Work instructions: Reproduce the data exactly and drop any pictures it holds.

━━━━━ Data provided ━━━━━

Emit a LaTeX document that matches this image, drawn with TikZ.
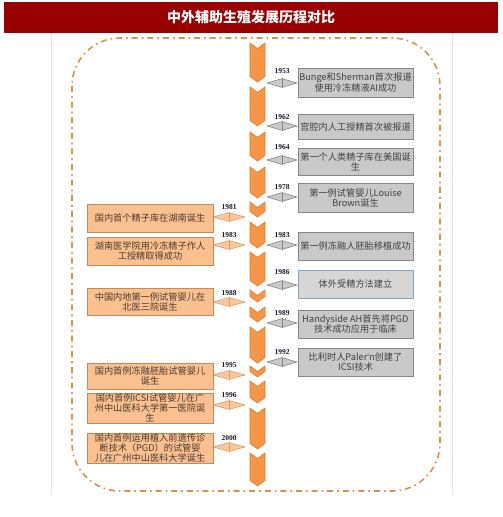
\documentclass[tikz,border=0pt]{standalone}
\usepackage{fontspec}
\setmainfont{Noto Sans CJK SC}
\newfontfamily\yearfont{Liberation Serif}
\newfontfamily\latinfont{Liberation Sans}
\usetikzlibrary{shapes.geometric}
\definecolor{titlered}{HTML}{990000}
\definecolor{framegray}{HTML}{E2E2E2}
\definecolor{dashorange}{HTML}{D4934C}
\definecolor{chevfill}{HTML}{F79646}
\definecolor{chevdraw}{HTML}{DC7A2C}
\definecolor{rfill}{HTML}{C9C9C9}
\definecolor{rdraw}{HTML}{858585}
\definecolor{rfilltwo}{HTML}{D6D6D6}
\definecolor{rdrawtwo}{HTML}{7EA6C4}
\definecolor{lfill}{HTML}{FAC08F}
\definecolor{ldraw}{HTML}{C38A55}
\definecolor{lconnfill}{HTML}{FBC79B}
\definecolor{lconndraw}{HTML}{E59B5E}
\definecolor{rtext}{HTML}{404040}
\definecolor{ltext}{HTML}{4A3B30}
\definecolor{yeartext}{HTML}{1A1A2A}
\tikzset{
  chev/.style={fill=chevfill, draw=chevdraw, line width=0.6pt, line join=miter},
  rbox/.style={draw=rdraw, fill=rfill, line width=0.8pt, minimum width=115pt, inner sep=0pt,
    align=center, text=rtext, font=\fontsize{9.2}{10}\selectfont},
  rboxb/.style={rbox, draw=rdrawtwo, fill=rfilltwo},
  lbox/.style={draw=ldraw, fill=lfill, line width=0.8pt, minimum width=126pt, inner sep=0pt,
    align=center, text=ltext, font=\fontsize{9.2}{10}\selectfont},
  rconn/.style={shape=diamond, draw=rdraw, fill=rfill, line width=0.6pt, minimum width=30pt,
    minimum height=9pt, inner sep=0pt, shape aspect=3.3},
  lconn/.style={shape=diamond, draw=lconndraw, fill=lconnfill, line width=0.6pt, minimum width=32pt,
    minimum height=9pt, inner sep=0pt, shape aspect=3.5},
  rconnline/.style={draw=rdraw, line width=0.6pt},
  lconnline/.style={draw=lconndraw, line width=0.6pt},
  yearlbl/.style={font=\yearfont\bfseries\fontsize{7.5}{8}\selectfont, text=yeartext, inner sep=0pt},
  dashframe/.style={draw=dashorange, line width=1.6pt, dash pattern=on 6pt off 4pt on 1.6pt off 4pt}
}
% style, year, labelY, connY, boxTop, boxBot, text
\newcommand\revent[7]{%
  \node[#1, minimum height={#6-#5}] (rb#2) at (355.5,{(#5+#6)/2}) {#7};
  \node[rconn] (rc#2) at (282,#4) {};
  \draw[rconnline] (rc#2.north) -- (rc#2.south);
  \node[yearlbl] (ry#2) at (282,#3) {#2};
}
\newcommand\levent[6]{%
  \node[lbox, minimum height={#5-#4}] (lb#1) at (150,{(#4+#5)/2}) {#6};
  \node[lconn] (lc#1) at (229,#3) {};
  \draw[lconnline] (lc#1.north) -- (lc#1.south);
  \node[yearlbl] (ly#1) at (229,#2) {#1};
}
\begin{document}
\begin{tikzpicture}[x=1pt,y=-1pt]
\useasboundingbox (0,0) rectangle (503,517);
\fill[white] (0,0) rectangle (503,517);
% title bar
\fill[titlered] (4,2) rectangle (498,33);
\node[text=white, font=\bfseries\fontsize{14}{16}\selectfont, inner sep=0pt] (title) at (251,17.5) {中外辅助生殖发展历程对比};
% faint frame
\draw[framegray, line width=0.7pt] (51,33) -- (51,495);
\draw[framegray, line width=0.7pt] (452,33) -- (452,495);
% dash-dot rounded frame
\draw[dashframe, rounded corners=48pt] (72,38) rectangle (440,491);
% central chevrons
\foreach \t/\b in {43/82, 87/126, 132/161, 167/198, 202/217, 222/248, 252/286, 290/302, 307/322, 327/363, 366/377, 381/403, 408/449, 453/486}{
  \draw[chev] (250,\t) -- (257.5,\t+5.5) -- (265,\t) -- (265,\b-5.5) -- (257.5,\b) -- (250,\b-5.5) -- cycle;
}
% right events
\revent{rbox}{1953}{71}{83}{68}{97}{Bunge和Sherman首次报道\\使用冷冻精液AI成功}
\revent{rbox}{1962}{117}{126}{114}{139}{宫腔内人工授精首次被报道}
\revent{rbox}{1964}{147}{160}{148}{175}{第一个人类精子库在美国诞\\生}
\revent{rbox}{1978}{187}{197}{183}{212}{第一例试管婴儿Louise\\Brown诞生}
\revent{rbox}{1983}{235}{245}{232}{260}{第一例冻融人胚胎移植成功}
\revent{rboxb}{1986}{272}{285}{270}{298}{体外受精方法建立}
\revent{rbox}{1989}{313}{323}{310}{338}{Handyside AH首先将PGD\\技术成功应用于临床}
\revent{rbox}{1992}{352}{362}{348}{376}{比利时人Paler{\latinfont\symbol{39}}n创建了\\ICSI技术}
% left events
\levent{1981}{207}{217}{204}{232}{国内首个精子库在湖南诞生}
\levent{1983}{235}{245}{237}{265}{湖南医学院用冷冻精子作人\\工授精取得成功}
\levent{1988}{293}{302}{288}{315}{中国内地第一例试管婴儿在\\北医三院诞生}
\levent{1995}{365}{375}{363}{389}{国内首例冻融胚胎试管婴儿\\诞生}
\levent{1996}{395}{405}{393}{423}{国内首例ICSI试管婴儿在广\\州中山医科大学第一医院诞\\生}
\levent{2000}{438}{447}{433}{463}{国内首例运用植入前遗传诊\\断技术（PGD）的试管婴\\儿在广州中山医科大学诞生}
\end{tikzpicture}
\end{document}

━━━━━

Solved exercise:
Emit a LaTeX document that matches this image, drawn with TikZ.
\documentclass[tikz,border=0pt]{standalone}
\usepackage{fontspec}
\setmainfont{Noto Sans CJK SC}
\newfontfamily\yearfont{Liberation Serif}
\newfontfamily\latinfont{Liberation Sans}
\usetikzlibrary{shapes.geometric}
\definecolor{titlered}{HTML}{990000}
\definecolor{framegray}{HTML}{E2E2E2}
\definecolor{dashorange}{HTML}{D4934C}
\definecolor{chevfill}{HTML}{F79646}
\definecolor{chevdraw}{HTML}{DC7A2C}
\definecolor{rfill}{HTML}{C9C9C9}
\definecolor{rdraw}{HTML}{858585}
\definecolor{rfilltwo}{HTML}{D6D6D6}
\definecolor{rdrawtwo}{HTML}{7EA6C4}
\definecolor{lfill}{HTML}{FAC08F}
\definecolor{ldraw}{HTML}{C38A55}
\definecolor{lconnfill}{HTML}{FBC79B}
\definecolor{lconndraw}{HTML}{E59B5E}
\definecolor{rtext}{HTML}{404040}
\definecolor{ltext}{HTML}{4A3B30}
\definecolor{yeartext}{HTML}{1A1A2A}
\tikzset{
  chev/.style={fill=chevfill, draw=chevdraw, line width=0.6pt, line join=miter},
  rbox/.style={draw=rdraw, fill=rfill, line width=0.8pt, minimum width=115pt, inner sep=0pt,
    align=center, text=rtext, font=\fontsize{9.2}{10}\selectfont},
  rboxb/.style={rbox, draw=rdrawtwo, fill=rfilltwo},
  lbox/.style={draw=ldraw, fill=lfill, line width=0.8pt, minimum width=126pt, inner sep=0pt,
    align=center, text=ltext, font=\fontsize{9.2}{10}\selectfont},
  rconn/.style={shape=diamond, draw=rdraw, fill=rfill, line width=0.6pt, minimum width=30pt,
    minimum height=9pt, inner sep=0pt, shape aspect=3.3},
  lconn/.style={shape=diamond, draw=lconndraw, fill=lconnfill, line width=0.6pt, minimum width=32pt,
    minimum height=9pt, inner sep=0pt, shape aspect=3.5},
  rconnline/.style={draw=rdraw, line width=0.6pt},
  lconnline/.style={draw=lconndraw, line width=0.6pt},
  yearlbl/.style={font=\yearfont\bfseries\fontsize{7.5}{8}\selectfont, text=yeartext, inner sep=0pt},
  dashframe/.style={draw=dashorange, line width=1.6pt, dash pattern=on 6pt off 4pt on 1.6pt off 4pt}
}
% style, year, labelY, connY, boxTop, boxBot, text
\newcommand\revent[7]{%
  \node[#1, minimum height={#6-#5}] (rb#2) at (355.5,{(#5+#6)/2}) {#7};
  \node[rconn] (rc#2) at (282,#4) {};
  \draw[rconnline] (rc#2.north) -- (rc#2.south);
  \node[yearlbl] (ry#2) at (282,#3) {#2};
}
\newcommand\levent[6]{%
  \node[lbox, minimum height={#5-#4}] (lb#1) at (150,{(#4+#5)/2}) {#6};
  \node[lconn] (lc#1) at (229,#3) {};
  \draw[lconnline] (lc#1.north) -- (lc#1.south);
  \node[yearlbl] (ly#1) at (229,#2) {#1};
}
\begin{document}
\begin{tikzpicture}[x=1pt,y=-1pt]
\useasboundingbox (0,0) rectangle (503,517);
\fill[white] (0,0) rectangle (503,517);
% title bar
\fill[titlered] (4,2) rectangle (498,33);
\node[text=white, font=\bfseries\fontsize{14}{16}\selectfont, inner sep=0pt] (title) at (251,17.5) {中外辅助生殖发展历程对比};
% faint frame
\draw[framegray, line width=0.7pt] (51,33) -- (51,495);
\draw[framegray, line width=0.7pt] (452,33) -- (452,495);
% dash-dot rounded frame
\draw[dashframe, rounded corners=48pt] (72,38) rectangle (440,491);
% central chevrons
\foreach \t/\b in {43/82, 87/126, 132/161, 167/198, 202/217, 222/248, 252/286, 290/302, 307/322, 327/363, 366/377, 381/403, 408/449, 453/486}{
  \draw[chev] (250,\t) -- (257.5,\t+5.5) -- (265,\t) -- (265,\b-5.5) -- (257.5,\b) -- (250,\b-5.5) -- cycle;
}
% right events
\revent{rbox}{1953}{71}{83}{68}{97}{Bunge和Sherman首次报道\\使用冷冻精液AI成功}
\revent{rbox}{1962}{117}{126}{114}{139}{宫腔内人工授精首次被报道}
\revent{rbox}{1964}{147}{160}{148}{175}{第一个人类精子库在美国诞\\生}
\revent{rbox}{1978}{187}{197}{183}{212}{第一例试管婴儿Louise\\Brown诞生}
\revent{rbox}{1983}{235}{245}{232}{260}{第一例冻融人胚胎移植成功}
\revent{rboxb}{1986}{272}{285}{270}{298}{体外受精方法建立}
\revent{rbox}{1989}{313}{323}{310}{338}{Handyside AH首先将PGD\\技术成功应用于临床}
\revent{rbox}{1992}{352}{362}{348}{376}{比利时人Paler{\latinfont\symbol{39}}n创建了\\ICSI技术}
% left events
\levent{1981}{207}{217}{204}{232}{国内首个精子库在湖南诞生}
\levent{1983}{235}{245}{237}{265}{湖南医学院用冷冻精子作人\\工授精取得成功}
\levent{1988}{293}{302}{288}{315}{中国内地第一例试管婴儿在\\北医三院诞生}
\levent{1995}{365}{375}{363}{389}{国内首例冻融胚胎试管婴儿\\诞生}
\levent{1996}{395}{405}{393}{423}{国内首例ICSI试管婴儿在广\\州中山医科大学第一医院诞\\生}
\levent{2000}{438}{447}{433}{463}{国内首例运用植入前遗传诊\\断技术（PGD）的试管婴\\儿在广州中山医科大学诞生}
\end{tikzpicture}
\end{document}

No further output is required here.